平成17年3月11日最高裁判所第一小法廷決定

裁判要旨    
警視庁A警察署地域課に勤務する警察官が,同庁B警察署刑事課で捜査中の事件に関して,告発状を提出していた者から,告発状の検討,助言,捜査情報の提供,捜査関係者への働き掛けなどの有利かつ便宜な取り計らいを受けたいとの趣旨の下に供与されるものであることを知りながら,現金の供与を受けたときは,同警察官が同事件の捜査に関与していなかったとしても,刑法197条1項前段の収賄罪が成立する。

https://www.courts.go.jp/app/files/hanrei_jp/065/050065_hanrei.pdf

所論にかんがみ,第1審判決判示第2の1の事実について,職権で判断する。
原判決及びその是認する第1審判決の認定によれば,被告人は,警視庁警部補として同庁調布警察署地域課に勤務し,犯罪の捜査等の職務に従事していたものであるが,公正証書原本不実記載等の事件につき同庁多摩中央警察署長に対し告発状を提出していた者から,同事件について,告発状の検討,助言,捜査情報の提供,捜査関係者への働き掛けなどの有利かつ便宜な取り計らいを受けたいとの趣旨の下に供与されるものであることを知りながら,現金の供与を受けたというのである。

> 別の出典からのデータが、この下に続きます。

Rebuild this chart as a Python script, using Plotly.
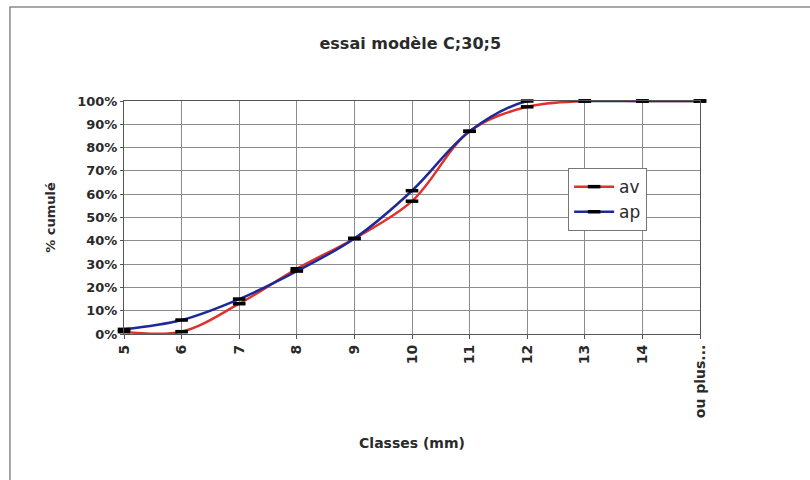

【要旨】警察法64条等の関係法令によれば,同庁警察官の犯罪捜査に関する職務権限は,同庁の管轄区域である東京都の全域に及ぶと解されることなどに照らすと,被告人が,調布警察署管内の交番に勤務しており,多摩中央警察署刑事課の担当する上記事件の捜査に関与していなかったとしても,被告人の上記行為は,その職務に関し賄賂を収受したものであるというべきである。したがって,被告人につき刑法197条1項前段の収賄罪の成立を認めた原判断は,正当である。
 よって,刑訴法414条,386条1項3号により,裁判官全員一致の意見で,主文のとおり決定する。